[SHORT TASK]:
Copy out the listing that follows exactly, dropping every picture.

[AVAILABLE DATA]:

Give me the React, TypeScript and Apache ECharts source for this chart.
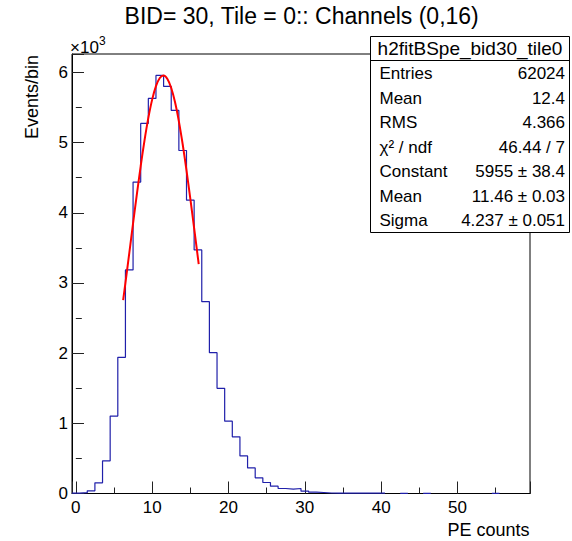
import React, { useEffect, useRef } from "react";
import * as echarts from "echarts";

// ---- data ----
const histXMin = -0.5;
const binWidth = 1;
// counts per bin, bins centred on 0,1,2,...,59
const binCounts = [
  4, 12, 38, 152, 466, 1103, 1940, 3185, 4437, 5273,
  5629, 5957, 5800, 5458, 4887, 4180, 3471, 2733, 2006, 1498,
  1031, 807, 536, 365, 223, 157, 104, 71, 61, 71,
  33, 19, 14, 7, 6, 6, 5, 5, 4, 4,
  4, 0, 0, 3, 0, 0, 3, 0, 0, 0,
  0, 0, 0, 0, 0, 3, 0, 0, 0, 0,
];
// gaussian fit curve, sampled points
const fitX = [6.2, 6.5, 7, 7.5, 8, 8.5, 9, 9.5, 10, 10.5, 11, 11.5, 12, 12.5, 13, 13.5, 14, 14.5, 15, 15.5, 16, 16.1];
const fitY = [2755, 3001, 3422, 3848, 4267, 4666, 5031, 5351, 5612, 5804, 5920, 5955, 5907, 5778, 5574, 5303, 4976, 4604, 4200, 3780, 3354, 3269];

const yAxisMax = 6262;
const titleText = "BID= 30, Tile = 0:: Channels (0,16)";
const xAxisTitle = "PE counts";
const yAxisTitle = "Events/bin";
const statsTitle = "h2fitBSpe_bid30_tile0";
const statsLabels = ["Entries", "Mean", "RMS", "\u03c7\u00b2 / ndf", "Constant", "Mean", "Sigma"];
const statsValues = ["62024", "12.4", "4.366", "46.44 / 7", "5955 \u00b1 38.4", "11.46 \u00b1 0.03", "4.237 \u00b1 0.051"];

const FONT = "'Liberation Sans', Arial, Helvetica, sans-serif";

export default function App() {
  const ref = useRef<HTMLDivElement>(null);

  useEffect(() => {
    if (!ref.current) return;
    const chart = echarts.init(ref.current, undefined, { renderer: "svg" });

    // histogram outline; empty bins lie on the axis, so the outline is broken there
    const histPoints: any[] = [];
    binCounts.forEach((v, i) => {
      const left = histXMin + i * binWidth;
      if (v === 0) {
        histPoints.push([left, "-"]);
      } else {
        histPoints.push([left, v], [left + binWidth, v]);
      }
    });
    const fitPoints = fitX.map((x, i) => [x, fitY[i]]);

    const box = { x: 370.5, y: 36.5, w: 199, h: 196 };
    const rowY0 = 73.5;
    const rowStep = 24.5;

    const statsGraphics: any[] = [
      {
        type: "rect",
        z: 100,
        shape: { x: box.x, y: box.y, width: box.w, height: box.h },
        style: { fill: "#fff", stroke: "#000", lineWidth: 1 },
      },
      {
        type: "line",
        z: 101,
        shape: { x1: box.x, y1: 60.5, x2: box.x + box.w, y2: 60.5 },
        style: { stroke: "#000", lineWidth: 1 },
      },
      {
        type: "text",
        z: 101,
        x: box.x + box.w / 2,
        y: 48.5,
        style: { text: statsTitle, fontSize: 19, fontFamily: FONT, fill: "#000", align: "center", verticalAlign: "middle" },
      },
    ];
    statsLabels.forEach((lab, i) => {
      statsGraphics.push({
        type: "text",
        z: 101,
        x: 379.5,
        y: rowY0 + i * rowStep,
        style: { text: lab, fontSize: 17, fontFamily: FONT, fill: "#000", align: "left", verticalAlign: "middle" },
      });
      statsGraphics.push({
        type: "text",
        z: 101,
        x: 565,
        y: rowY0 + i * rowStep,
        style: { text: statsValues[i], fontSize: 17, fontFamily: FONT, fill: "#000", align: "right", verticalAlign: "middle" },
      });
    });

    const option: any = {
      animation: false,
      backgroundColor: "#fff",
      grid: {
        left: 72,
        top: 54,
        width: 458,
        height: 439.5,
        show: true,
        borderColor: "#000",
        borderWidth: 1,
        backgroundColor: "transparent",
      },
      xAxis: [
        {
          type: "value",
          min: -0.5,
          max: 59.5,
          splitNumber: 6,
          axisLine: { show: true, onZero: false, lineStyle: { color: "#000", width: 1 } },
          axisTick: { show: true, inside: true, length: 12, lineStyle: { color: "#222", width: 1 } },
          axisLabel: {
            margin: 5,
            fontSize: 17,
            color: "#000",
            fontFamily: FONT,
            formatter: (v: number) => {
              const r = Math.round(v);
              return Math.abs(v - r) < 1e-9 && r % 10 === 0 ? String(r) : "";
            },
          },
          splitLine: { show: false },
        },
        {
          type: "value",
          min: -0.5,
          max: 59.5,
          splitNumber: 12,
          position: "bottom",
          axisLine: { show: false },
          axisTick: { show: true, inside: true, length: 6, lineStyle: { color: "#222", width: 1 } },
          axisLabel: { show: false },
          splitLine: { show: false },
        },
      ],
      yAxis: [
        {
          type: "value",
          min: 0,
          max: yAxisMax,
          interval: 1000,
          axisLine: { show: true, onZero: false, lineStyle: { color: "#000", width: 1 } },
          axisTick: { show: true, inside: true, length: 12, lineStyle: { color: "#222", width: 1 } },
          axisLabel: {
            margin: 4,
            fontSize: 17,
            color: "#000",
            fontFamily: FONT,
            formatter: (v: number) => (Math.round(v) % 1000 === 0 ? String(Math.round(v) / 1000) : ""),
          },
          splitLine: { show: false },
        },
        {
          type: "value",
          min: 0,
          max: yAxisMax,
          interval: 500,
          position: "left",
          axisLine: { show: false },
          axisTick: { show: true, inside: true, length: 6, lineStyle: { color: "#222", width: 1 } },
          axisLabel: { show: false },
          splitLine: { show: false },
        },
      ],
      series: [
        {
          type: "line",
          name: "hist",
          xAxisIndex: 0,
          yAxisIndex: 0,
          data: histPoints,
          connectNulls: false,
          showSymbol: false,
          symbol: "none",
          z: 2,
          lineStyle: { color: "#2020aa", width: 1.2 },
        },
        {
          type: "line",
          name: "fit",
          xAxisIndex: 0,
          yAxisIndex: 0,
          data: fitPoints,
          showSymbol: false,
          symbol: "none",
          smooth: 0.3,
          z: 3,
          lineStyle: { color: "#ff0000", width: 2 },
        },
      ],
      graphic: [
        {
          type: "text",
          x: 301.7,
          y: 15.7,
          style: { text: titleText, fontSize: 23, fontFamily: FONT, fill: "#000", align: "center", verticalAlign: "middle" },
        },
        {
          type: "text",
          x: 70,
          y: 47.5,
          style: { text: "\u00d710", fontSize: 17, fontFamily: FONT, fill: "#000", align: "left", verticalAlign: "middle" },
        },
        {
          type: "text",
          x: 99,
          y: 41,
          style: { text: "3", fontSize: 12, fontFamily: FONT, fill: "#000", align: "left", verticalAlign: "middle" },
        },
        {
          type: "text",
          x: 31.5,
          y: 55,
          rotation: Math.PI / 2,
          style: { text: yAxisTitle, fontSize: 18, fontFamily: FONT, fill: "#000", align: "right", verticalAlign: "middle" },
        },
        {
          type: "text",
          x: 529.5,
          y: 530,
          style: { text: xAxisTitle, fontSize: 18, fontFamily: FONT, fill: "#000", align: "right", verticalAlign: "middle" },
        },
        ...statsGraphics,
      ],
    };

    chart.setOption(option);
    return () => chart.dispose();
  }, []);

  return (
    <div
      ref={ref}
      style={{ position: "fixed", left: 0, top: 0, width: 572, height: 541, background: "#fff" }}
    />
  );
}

[PROBLEM SOLUTION]:
Give me the React, TypeScript and Apache ECharts source for this chart.
import React, { useEffect, useRef } from "react";
import * as echarts from "echarts";

// ---- data ----
const histXMin = -0.5;
const binWidth = 1;
// counts per bin, bins centred on 0,1,2,...,59
const binCounts = [
  4, 12, 38, 152, 466, 1103, 1940, 3185, 4437, 5273,
  5629, 5957, 5800, 5458, 4887, 4180, 3471, 2733, 2006, 1498,
  1031, 807, 536, 365, 223, 157, 104, 71, 61, 71,
  33, 19, 14, 7, 6, 6, 5, 5, 4, 4,
  4, 0, 0, 3, 0, 0, 3, 0, 0, 0,
  0, 0, 0, 0, 0, 3, 0, 0, 0, 0,
];
// gaussian fit curve, sampled points
const fitX = [6.2, 6.5, 7, 7.5, 8, 8.5, 9, 9.5, 10, 10.5, 11, 11.5, 12, 12.5, 13, 13.5, 14, 14.5, 15, 15.5, 16, 16.1];
const fitY = [2755, 3001, 3422, 3848, 4267, 4666, 5031, 5351, 5612, 5804, 5920, 5955, 5907, 5778, 5574, 5303, 4976, 4604, 4200, 3780, 3354, 3269];

const yAxisMax = 6262;
const titleText = "BID= 30, Tile = 0:: Channels (0,16)";
const xAxisTitle = "PE counts";
const yAxisTitle = "Events/bin";
const statsTitle = "h2fitBSpe_bid30_tile0";
const statsLabels = ["Entries", "Mean", "RMS", "\u03c7\u00b2 / ndf", "Constant", "Mean", "Sigma"];
const statsValues = ["62024", "12.4", "4.366", "46.44 / 7", "5955 \u00b1 38.4", "11.46 \u00b1 0.03", "4.237 \u00b1 0.051"];

const FONT = "'Liberation Sans', Arial, Helvetica, sans-serif";

export default function App() {
  const ref = useRef<HTMLDivElement>(null);

  useEffect(() => {
    if (!ref.current) return;
    const chart = echarts.init(ref.current, undefined, { renderer: "svg" });

    // histogram outline; empty bins lie on the axis, so the outline is broken there
    const histPoints: any[] = [];
    binCounts.forEach((v, i) => {
      const left = histXMin + i * binWidth;
      if (v === 0) {
        histPoints.push([left, "-"]);
      } else {
        histPoints.push([left, v], [left + binWidth, v]);
      }
    });
    const fitPoints = fitX.map((x, i) => [x, fitY[i]]);

    const box = { x: 370.5, y: 36.5, w: 199, h: 196 };
    const rowY0 = 73.5;
    const rowStep = 24.5;

    const statsGraphics: any[] = [
      {
        type: "rect",
        z: 100,
        shape: { x: box.x, y: box.y, width: box.w, height: box.h },
        style: { fill: "#fff", stroke: "#000", lineWidth: 1 },
      },
      {
        type: "line",
        z: 101,
        shape: { x1: box.x, y1: 60.5, x2: box.x + box.w, y2: 60.5 },
        style: { stroke: "#000", lineWidth: 1 },
      },
      {
        type: "text",
        z: 101,
        x: box.x + box.w / 2,
        y: 48.5,
        style: { text: statsTitle, fontSize: 19, fontFamily: FONT, fill: "#000", align: "center", verticalAlign: "middle" },
      },
    ];
    statsLabels.forEach((lab, i) => {
      statsGraphics.push({
        type: "text",
        z: 101,
        x: 379.5,
        y: rowY0 + i * rowStep,
        style: { text: lab, fontSize: 17, fontFamily: FONT, fill: "#000", align: "left", verticalAlign: "middle" },
      });
      statsGraphics.push({
        type: "text",
        z: 101,
        x: 565,
        y: rowY0 + i * rowStep,
        style: { text: statsValues[i], fontSize: 17, fontFamily: FONT, fill: "#000", align: "right", verticalAlign: "middle" },
      });
    });

    const option: any = {
      animation: false,
      backgroundColor: "#fff",
      grid: {
        left: 72,
        top: 54,
        width: 458,
        height: 439.5,
        show: true,
        borderColor: "#000",
        borderWidth: 1,
        backgroundColor: "transparent",
      },
      xAxis: [
        {
          type: "value",
          min: -0.5,
          max: 59.5,
          splitNumber: 6,
          axisLine: { show: true, onZero: false, lineStyle: { color: "#000", width: 1 } },
          axisTick: { show: true, inside: true, length: 12, lineStyle: { color: "#222", width: 1 } },
          axisLabel: {
            margin: 5,
            fontSize: 17,
            color: "#000",
            fontFamily: FONT,
            formatter: (v: number) => {
              const r = Math.round(v);
              return Math.abs(v - r) < 1e-9 && r % 10 === 0 ? String(r) : "";
            },
          },
          splitLine: { show: false },
        },
        {
          type: "value",
          min: -0.5,
          max: 59.5,
          splitNumber: 12,
          position: "bottom",
          axisLine: { show: false },
          axisTick: { show: true, inside: true, length: 6, lineStyle: { color: "#222", width: 1 } },
          axisLabel: { show: false },
          splitLine: { show: false },
        },
      ],
      yAxis: [
        {
          type: "value",
          min: 0,
          max: yAxisMax,
          interval: 1000,
          axisLine: { show: true, onZero: false, lineStyle: { color: "#000", width: 1 } },
          axisTick: { show: true, inside: true, length: 12, lineStyle: { color: "#222", width: 1 } },
          axisLabel: {
            margin: 4,
            fontSize: 17,
            color: "#000",
            fontFamily: FONT,
            formatter: (v: number) => (Math.round(v) % 1000 === 0 ? String(Math.round(v) / 1000) : ""),
          },
          splitLine: { show: false },
        },
        {
          type: "value",
          min: 0,
          max: yAxisMax,
          interval: 500,
          position: "left",
          axisLine: { show: false },
          axisTick: { show: true, inside: true, length: 6, lineStyle: { color: "#222", width: 1 } },
          axisLabel: { show: false },
          splitLine: { show: false },
        },
      ],
      series: [
        {
          type: "line",
          name: "hist",
          xAxisIndex: 0,
          yAxisIndex: 0,
          data: histPoints,
          connectNulls: false,
          showSymbol: false,
          symbol: "none",
          z: 2,
          lineStyle: { color: "#2020aa", width: 1.2 },
        },
        {
          type: "line",
          name: "fit",
          xAxisIndex: 0,
          yAxisIndex: 0,
          data: fitPoints,
          showSymbol: false,
          symbol: "none",
          smooth: 0.3,
          z: 3,
          lineStyle: { color: "#ff0000", width: 2 },
        },
      ],
      graphic: [
        {
          type: "text",
          x: 301.7,
          y: 15.7,
          style: { text: titleText, fontSize: 23, fontFamily: FONT, fill: "#000", align: "center", verticalAlign: "middle" },
        },
        {
          type: "text",
          x: 70,
          y: 47.5,
          style: { text: "\u00d710", fontSize: 17, fontFamily: FONT, fill: "#000", align: "left", verticalAlign: "middle" },
        },
        {
          type: "text",
          x: 99,
          y: 41,
          style: { text: "3", fontSize: 12, fontFamily: FONT, fill: "#000", align: "left", verticalAlign: "middle" },
        },
        {
          type: "text",
          x: 31.5,
          y: 55,
          rotation: Math.PI / 2,
          style: { text: yAxisTitle, fontSize: 18, fontFamily: FONT, fill: "#000", align: "right", verticalAlign: "middle" },
        },
        {
          type: "text",
          x: 529.5,
          y: 530,
          style: { text: xAxisTitle, fontSize: 18, fontFamily: FONT, fill: "#000", align: "right", verticalAlign: "middle" },
        },
        ...statsGraphics,
      ],
    };

    chart.setOption(option);
    return () => chart.dispose();
  }, []);

  return (
    <div
      ref={ref}
      style={{ position: "fixed", left: 0, top: 0, width: 572, height: 541, background: "#fff" }}
    />
  );
}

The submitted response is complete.